(last edited on August 6, 2014 at 12:13 am)
In my ongoing experiment this month to observe when I am producing versus consuming, I’ve so far discovered that I’m not spending a whole lot of time actually producing despite being busy. Here’s a breakdown of the past two days:
The colors that I want to see are CYAN for PRODUCING (Tuesday’s 33%, at the bottom) and RED for GATHERING. Producing tasks are the ones that directly result in published words, working code, or a completed design. Gathering tasks are ones that contribute or support producing tasks: researching and learning new processes (like learning how to use pivot tables to create pie charts in Excel, a first for me), gathering the prerequisite materials so I can actually make something, and setting up tools.
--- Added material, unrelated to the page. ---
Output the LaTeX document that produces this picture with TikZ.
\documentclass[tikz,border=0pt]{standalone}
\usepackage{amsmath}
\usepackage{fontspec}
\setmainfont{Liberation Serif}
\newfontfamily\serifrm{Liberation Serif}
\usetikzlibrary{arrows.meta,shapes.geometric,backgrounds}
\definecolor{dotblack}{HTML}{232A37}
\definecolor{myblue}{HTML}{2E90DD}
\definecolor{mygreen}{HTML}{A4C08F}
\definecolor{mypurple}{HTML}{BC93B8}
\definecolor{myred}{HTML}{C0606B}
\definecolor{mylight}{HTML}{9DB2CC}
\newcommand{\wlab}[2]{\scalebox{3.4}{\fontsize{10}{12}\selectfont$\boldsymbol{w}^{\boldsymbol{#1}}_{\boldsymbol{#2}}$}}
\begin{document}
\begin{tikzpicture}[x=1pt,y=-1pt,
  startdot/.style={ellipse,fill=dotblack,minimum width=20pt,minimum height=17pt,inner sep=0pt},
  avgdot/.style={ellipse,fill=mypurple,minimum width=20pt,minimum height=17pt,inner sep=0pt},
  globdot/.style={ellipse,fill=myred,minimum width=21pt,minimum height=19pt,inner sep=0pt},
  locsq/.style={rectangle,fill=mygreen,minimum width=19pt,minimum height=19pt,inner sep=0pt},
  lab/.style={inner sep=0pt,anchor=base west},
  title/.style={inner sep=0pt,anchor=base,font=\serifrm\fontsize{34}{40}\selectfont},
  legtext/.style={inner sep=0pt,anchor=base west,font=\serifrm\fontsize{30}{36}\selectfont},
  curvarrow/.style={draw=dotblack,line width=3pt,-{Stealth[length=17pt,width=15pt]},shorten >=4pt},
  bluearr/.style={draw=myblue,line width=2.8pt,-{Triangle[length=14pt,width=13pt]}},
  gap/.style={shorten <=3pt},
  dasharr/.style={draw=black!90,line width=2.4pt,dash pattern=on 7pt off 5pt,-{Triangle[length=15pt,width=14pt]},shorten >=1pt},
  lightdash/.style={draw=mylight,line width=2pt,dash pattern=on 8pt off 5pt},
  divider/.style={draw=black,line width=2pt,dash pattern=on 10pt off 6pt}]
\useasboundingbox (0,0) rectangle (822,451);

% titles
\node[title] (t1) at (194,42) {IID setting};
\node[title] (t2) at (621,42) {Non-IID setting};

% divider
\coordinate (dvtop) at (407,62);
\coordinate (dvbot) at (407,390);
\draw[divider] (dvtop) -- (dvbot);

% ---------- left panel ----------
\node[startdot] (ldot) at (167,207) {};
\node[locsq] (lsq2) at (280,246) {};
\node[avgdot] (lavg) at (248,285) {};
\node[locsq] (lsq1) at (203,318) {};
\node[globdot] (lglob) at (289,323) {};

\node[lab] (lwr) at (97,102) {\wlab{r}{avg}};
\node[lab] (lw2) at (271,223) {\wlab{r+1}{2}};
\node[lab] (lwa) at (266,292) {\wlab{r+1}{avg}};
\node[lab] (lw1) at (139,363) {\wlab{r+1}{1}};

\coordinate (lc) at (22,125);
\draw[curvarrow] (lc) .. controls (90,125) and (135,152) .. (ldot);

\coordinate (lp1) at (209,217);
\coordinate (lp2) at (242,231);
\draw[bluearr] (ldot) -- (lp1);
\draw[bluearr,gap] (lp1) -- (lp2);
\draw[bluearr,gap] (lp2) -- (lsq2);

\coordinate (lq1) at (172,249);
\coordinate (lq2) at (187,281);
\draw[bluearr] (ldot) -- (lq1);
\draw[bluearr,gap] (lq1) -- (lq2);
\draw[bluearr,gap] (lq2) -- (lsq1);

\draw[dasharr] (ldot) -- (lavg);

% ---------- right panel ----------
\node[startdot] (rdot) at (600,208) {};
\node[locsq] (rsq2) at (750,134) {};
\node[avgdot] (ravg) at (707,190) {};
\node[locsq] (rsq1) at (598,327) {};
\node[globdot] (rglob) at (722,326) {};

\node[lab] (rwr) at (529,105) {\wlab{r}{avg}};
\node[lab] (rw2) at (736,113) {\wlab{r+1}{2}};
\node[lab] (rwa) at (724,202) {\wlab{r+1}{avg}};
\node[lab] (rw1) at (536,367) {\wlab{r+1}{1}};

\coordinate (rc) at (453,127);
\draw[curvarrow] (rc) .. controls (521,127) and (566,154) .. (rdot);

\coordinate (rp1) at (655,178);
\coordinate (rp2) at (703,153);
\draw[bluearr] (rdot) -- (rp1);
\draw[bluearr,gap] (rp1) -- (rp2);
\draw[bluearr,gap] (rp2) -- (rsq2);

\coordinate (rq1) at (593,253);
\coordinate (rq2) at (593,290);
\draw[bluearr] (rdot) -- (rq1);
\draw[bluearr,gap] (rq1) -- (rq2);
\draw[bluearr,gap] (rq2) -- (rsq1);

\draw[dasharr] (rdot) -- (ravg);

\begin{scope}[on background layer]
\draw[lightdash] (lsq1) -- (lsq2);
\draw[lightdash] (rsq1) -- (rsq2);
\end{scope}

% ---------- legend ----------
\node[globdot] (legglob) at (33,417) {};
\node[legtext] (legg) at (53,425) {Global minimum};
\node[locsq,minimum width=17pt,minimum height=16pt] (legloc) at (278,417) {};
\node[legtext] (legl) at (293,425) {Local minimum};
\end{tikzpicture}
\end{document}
The motive behind this month’s challenge, I must remind myself, is NOT to figure out how I can maximize my productivity. Initially it was to see how much time I spent “producing” versus “consuming”, but it since has expanded into something else. Instead, I want to see what patterns exist between WHAT I work on during the day, what the NATURE of that work is, and how they both CORRELATE with how I FEEL. The way I feel right now is that I’m not moving fast enough, and this is leading to a feeling of frustration and negativity, which only increases friction and reduces joy. In the past, I would have thought that maximizing productivity by becoming more focused, efficient, and disciplined would be the natural solution. Today, I am thinking that I can never be as fast, efficient, and disciplined as I want. I have to give myself a break and find out what I can actually do, and use that as the baseline that I can tweak.
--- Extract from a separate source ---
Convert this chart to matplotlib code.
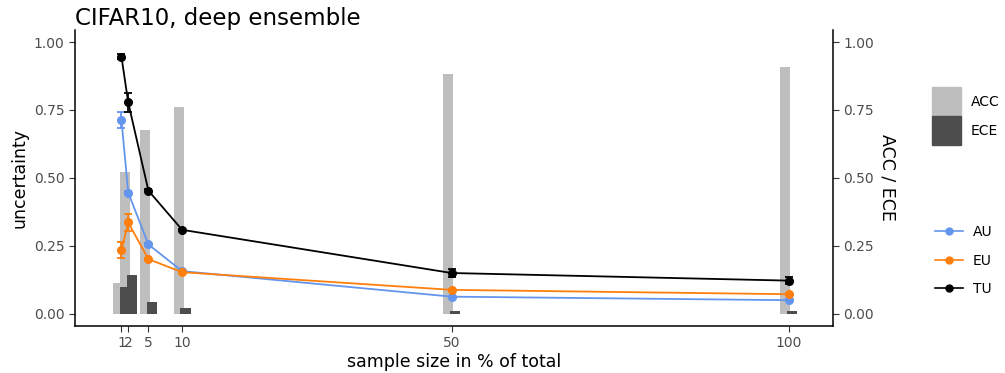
import matplotlib.pyplot as plt
from matplotlib.patches import Patch
from matplotlib.lines import Line2D

# data
sizes = [1, 2, 5, 10, 50, 100]
acc = [0.113, 0.52, 0.676, 0.761, 0.881, 0.909]
ece = [0.100, 0.143, 0.042, 0.021, 0.012, 0.012]

au = [0.713, 0.446, 0.255, 0.157, 0.063, 0.050]
au_err = [0.030, 0.006, 0.004, 0.003, 0.003, 0.003]
eu = [0.234, 0.336, 0.201, 0.153, 0.088, 0.072]
eu_err = [0.030, 0.030, 0.004, 0.003, 0.003, 0.003]
tu = [0.946, 0.778, 0.453, 0.309, 0.150, 0.122]
tu_err = [0.010, 0.036, 0.006, 0.004, 0.015, 0.012]

tick_labels = ['1', '2', '5', '10', '50', '100']

fig = plt.figure(figsize=(10.05, 3.73), dpi=100)
ax = fig.add_axes([0.0746, 0.126, 0.7543, 0.794])
ax2 = ax.twinx()

# bars on the secondary axis (same scale), drawn behind the lines
ax2.bar([s - 0.5 for s in sizes], acc, width=1.5, color='#BEBEBE', zorder=1)
ax2.bar([s + 0.5 for s in sizes], ece, width=1.5, color='#4D4D4D', zorder=2)
ax.set_zorder(ax2.get_zorder() + 1)
ax.patch.set_visible(False)

cols = {'AU': '#6495ED', 'EU': '#FF7F0E', 'TU': 'black'}
for name, vals, err in [('AU', au, au_err), ('EU', eu, eu_err), ('TU', tu, tu_err)]:
    ax.errorbar(sizes, vals, yerr=err, color=cols[name], marker='o', markersize=5.5,
                lw=1.3, capsize=3, elinewidth=1.3, capthick=1.3)

for a in (ax, ax2):
    a.set_xlim(-5.9, 106.6)
    a.set_ylim(-0.045, 1.045)
    a.set_yticks([0, 0.25, 0.5, 0.75, 1.0])
    a.set_yticklabels(['0.00', '0.25', '0.50', '0.75', '1.00'])
    a.tick_params(colors='#333333', labelcolor='#4D4D4D', labelsize=10, length=4, width=0.8)
    a.spines['top'].set_visible(False)

ax.spines['right'].set_visible(False)
ax2.spines['left'].set_visible(False)
for sp in ['left', 'bottom']:
    ax.spines[sp].set_linewidth(1.1)
ax2.spines['right'].set_linewidth(1.1)
ax2.spines['bottom'].set_visible(False)

ax.set_xticks(sizes)
ax.set_xticklabels(tick_labels)
ax.set_xlabel('sample size in % of total', fontsize=12.5, labelpad=2)
ax.set_ylabel('uncertainty', fontsize=12.5, labelpad=4)
ax2.set_ylabel('ACC / ECE', fontsize=12.5, rotation=-90, labelpad=16)
ax.set_title('CIFAR10, deep ensemble', fontsize=16.5, loc='left', pad=3)

bar_handles = [Patch(color='#BEBEBE', label='ACC'), Patch(color='#4D4D4D', label='ECE')]
leg1 = fig.legend(handles=bar_handles, loc='upper left', bbox_to_anchor=(0.915, 0.80),
                  frameon=False, fontsize=10, handlelength=2.1, handleheight=2.8,
                  handletextpad=0.7, labelspacing=0.05)

line_handles = [Line2D([0], [0], color=cols[n], marker='o', markersize=5, lw=1.2, label=n)
                for n in ['AU', 'EU', 'TU']]
leg2 = fig.legend(handles=line_handles, loc='upper left', bbox_to_anchor=(0.918, 0.43),
                  frameon=False, fontsize=10, handlelength=2.0,
                  handletextpad=0.7, labelspacing=1.05)

fig.savefig('out.png', dpi=100)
Quantifying “feeling” is an interesting challenge in itself. If you’ve ever been responsible for charging for your work, you’re familiar with the idea of telling prospective clients “Fast, Good, Cheap: Pick any two”. We laugh about it because it’s SO TRUE: If you’re put under the gun to make something good, you are going to charge a lot because of the exceptional stress. Likewise, if you’re going to provide something fast and cheap, it’s not going to be really excellent…there’s no time and budget to ensure it. However, when it comes to OUR OWN work, I think there’s the tendency to believe we can do it: replace the word “CHEAP” with “DO IT MYSELF”, and you end up with the same conflict. It’s a recipe for frustration and resentment. Hence, this month’s challenge to establish a more realistic understanding of my time, and how I feel about the day’s work in terms of quality, speed, and cost.
Speed and Cost, in the context of this discussion, can be measured as TIME and ENERGY. My notion of Energy is also coupled to my emotional state; having high energy equates to having a positive attitude, which makes it easier to initiate action on my projects.
Here is the complete category list as it currently stands:
- chore – some task that I’ve committed to for someone else. These are energy drains, creating resentment.
- interact – social time spent either hanging out or meeting for work. These can be energizing, but have high energy cost due to recovery time needed afterwards.
- maintain – a mechanical labor related to maintaining car, health, home, etc. These are energy drains, but are necessary for maintaining one’s livelihood and are unavoidable.
- putter – time spent on Facebook, researching possibilities, napping, etc. These restore energy lost in the above, but cost time.
- produce – time creating the tangible results that move me forward on my goals and commitments, sucking energy but releasing a huge burst of positive energy on completion.
- gather – time spent collecting materials an supporting the production phase. Clerical support work, in a sense. Low energy cost, but can have high time requirements.
With all that out of the way…HOW DO I FEEL ABOUT THE PAST TWO DAYS?
Tuesday was actually a good day, since there were no chores and a few hours of actual production: new code was produced! I fixed an air purifier too, cleaning it out and lubricating the motor before reassembling the unit with new filters. The bummer was that at the end of the day, I discovered my car wouldn’t start. That set the tone for Wednesday.
Wednesday was a day of heavy interaction, more so than usual. My car would not jump start, so I called a tow truck (covered by my insurance) and had it towed to a reputable garage about 2.5 miles away. They weren’t able to get to it today, so I maybe carless for a few days. By the time all this was done, it was 3PM, with only a few hours left to schedule a conference call to discuss the code work and prepare a monthly report for a board meeting I was attending in the evening. I got a ride to the meeting, and it was an informative meeting during a moment of organizational transformation, so I found it rather interesting. However, the day was a complete wash when it came to actually producing anything of tangible worth. This bothers me a bit, but not as much as I would have thought.
Today, Thursday, I am feeling the desire to have a mostly productive day. It’s actually already 1130AM (I have been going to sleep around 3AM) and I don’t have anything scheduled until 630PM. I feel a little under the gun to get something done before then, and I may be interrupted by the need to collect my car from the mechanic in the middle of it. I like to have the feeling that there’s a large glorious block of time ahead of me, and today’s block seems fractured and time limited, which creates an unpleasant feeling in my stomach, a kind of jitteriness. It will be interesting to see how the day works out, now that I’ve called the feeling out into the open.